Well I’m hoping that we see a serious improvement in the on-field product. New England is going to be the team to beat for the next 2-3 years, barring any serious injuries – and they are going to have a Rosie O’Donnell-size target on their backs. Any other team in the league that is a contender or wants to be a contender is going to have to be built to beat New England. If owners are committed to winning a championship, they are going to have to make sure the absolute best coaches and general managers are in place. And then the coaches and GM’s have to make sure they find players who are willing to put selfish pursuits aside for the good of the team – and give their all, not just every game but every play.

It’s not just about talent, because there are a lot of talented teams in the NFL, it’s more about accountability. Players and coaches are going to have to be accountable for everything that happens on the field. When Patriots’ linebacker Mike Vrabel is lining up as a tight end near the goal line, I, as a viewer at home, know that there’s high probability of him catching a touchdown pass (he has 2 receptions for 2 touchdowns this year) – or at least there is the possibility of that happening. However, most teams react as if they’d never seen the play before, as Vrabel is usually wide open.

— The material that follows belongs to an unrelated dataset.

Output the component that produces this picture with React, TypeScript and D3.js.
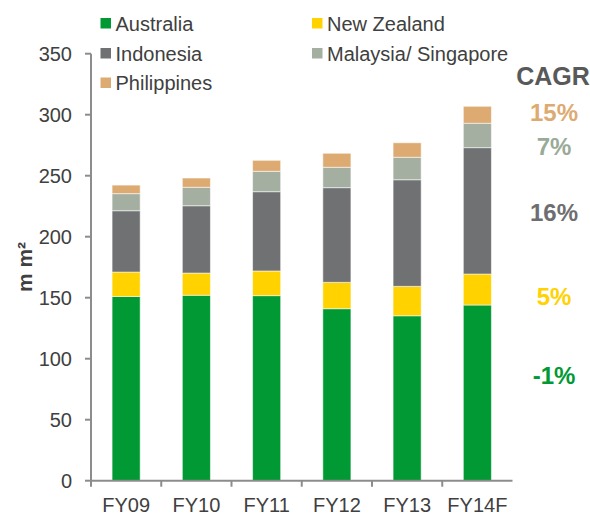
import React from "react";
import * as d3 from "d3";

// years and series values (m m²)
const years = ["FY09", "FY10", "FY11", "FY12", "FY13", "FY14F"];
const australia = [151, 152, 151.7, 141, 135.2, 144];
const newZealand = [20, 18.2, 20.2, 21.6, 24.1, 25.4];
const indonesia = [50.3, 55.2, 65, 77.6, 87.4, 103.6];
const malaysiaSingapore = [14, 15.1, 16.7, 16.7, 18.4, 20];
const philippines = [7, 7.6, 9, 11.5, 11.9, 13.9];

const seriesNames = ["Australia", "New Zealand", "Indonesia", "Malaysia/ Singapore", "Philippines"];
const seriesColors = ["#009933", "#FFD200", "#707173", "#A4AFA2", "#DDAB71"];
const yTicks = [0, 50, 100, 150, 200, 250, 300, 350];

// CAGR labels, top to bottom
const cagrLabels = ["15%", "7%", "16%", "5%", "-1%"];
const cagrColors = ["#DDAB71", "#9AAA98", "#6E6E70", "#FFD200", "#009933"];
const cagrY = [112, 146, 212, 296, 375];

export default function App() {
  const width = 590;
  const height = 514;
  const left = 91;
  const right = 512.5;
  const top = 53.7;
  const bottom = 480.7;
  const font = "Arial, 'Liberation Sans', sans-serif";

  const rows = years.map((y, i) => ({
    year: y,
    Australia: australia[i],
    "New Zealand": newZealand[i],
    Indonesia: indonesia[i],
    "Malaysia/ Singapore": malaysiaSingapore[i],
    Philippines: philippines[i],
  }));

  const stack = d3.stack<any>().keys(seriesNames)(rows);

  const x = d3.scaleBand().domain(years).range([left, right]).paddingInner(0.6).paddingOuter(0.3);
  const y = d3.scaleLinear().domain([0, 350]).range([bottom, top]);
  const step = x.step();

  // legend: two columns, three rows
  const legendPos = [
    [100.5, 23.5],
    [312, 23.5],
    [100.5, 53.5],
    [312, 53.5],
    [100.5, 83],
  ];

  return (
    <svg width={width} height={height} style={{ position: "absolute", left: 0, top: 0 }} fontFamily={font}>
      {/* bars */}
      {stack.map((s, si) => (
        <g key={si} fill={seriesColors[si]}>
          {s.map((d, i) => (
            <rect
              key={i}
              x={x(years[i])}
              width={x.bandwidth()}
              y={y(d[1])}
              height={y(d[0]) - y(d[1])}
              stroke="#ffffff"
              strokeOpacity={0.55}
              strokeWidth={1}
            />
          ))}
        </g>
      ))}

      {/* y axis */}
      <line x1={left} x2={left} y1={top} y2={bottom} stroke="#8c8c8c" strokeWidth={2} />
      {yTicks.map((t) => (
        <g key={t}>
          <line x1={left - 6} x2={left} y1={y(t)} y2={y(t)} stroke="#8c8c8c" strokeWidth={2} />
          <text x={72} y={y(t)} dy="0.36em" textAnchor="end" fontSize={20} fill="#404040">
            {t}
          </text>
        </g>
      ))}

      {/* x axis */}
      <line x1={left} x2={right} y1={bottom} y2={bottom} stroke="#8c8c8c" strokeWidth={2} />
      {years.map((yr, i) => (
        <line
          key={i}
          x1={left + i * step}
          x2={left + i * step}
          y1={bottom}
          y2={bottom + 6}
          stroke="#8c8c8c"
          strokeWidth={2}
        />
      ))}
      {years.map((yr) => (
        <text key={yr} x={(x(yr) as number) + x.bandwidth() / 2} y={511.5} textAnchor="middle" fontSize={20} fill="#404040">
          {yr}
        </text>
      ))}

      {/* y title */}
      <text
        transform={`translate(32, 267) rotate(-90)`}
        textAnchor="middle"
        fontSize={21}
        fontWeight="bold"
        fill="#404040"
      >
        m m²
      </text>

      {/* legend */}
      {seriesNames.map((n, i) => (
        <g key={n} transform={`translate(${legendPos[i][0]}, ${legendPos[i][1]})`}>
          <rect x={0} y={-5.5} width={10.5} height={10.5} fill={seriesColors[i]} />
          <text x={15} y={0} dy="0.36em" fontSize={20} fill="#404040">
            {n}
          </text>
        </g>
      ))}

      {/* CAGR */}
      <text x={553} y={75.5} dy="0.36em" textAnchor="middle" fontSize={25} fontWeight="bold" fill="#595959">
        CAGR
      </text>
      {cagrLabels.map((c, i) => (
        <text key={c} x={554} y={cagrY[i]} dy="0.36em" textAnchor="middle" fontSize={24} fontWeight="bold" fill={cagrColors[i]}>
          {c}
        </text>
      ))}
    </svg>
  );
}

What I’m talking about sounds an awful lot like perfection doesn’t it? And of course everyone says that perfection is an impossibility – but I will counter with this: Have you seen the New England Patriots play this year?

Unlike professional golf, which started Tiger-proofing courses, the NFL is not going to change anything fundamental to the game to slow the Patriots down - defences won't suddenly be able to play one more man than the offence. It’s going to be up to the other teams in the league to step up and answer New England’s challenge. If that happens and a handful of teams can elevate their play (let’s be honest, not every team in the league is going to change overnight – football isn’t an individual sport like golf, there are a lot of moving parts), it’s going to be the fans that benefit.

As much as I enjoy watching teams like Atlanta, Kansas City, Oakland and Cincinnati, et. al. play every week like they're in a meaningless pick-up game – I really, really want to see more teams who know what they’re doing. Even if it means New England dominating for a year or two (or more, if it comes to that). After all, it was a solid 4-5 years before the rest of the Tour even came close to catching up to Tiger - and there's a case to be made that there's still nobody that can hang with Tiger when he's on his game.

If the next few years in the NFL are solely about teams taking shots at New England to see who can knock them down, I'm ok with that. Because that's going to mean intense, furiously contested games - with every player putting everything on the line. And as football fans, isn't that what we want to see?


Jeff K said...

Translation: I (Luke) secretly love Bill Belichick. He is my hero.


Luke said...

Was it that obvious? I was hoping the back-handed compliments would hide it.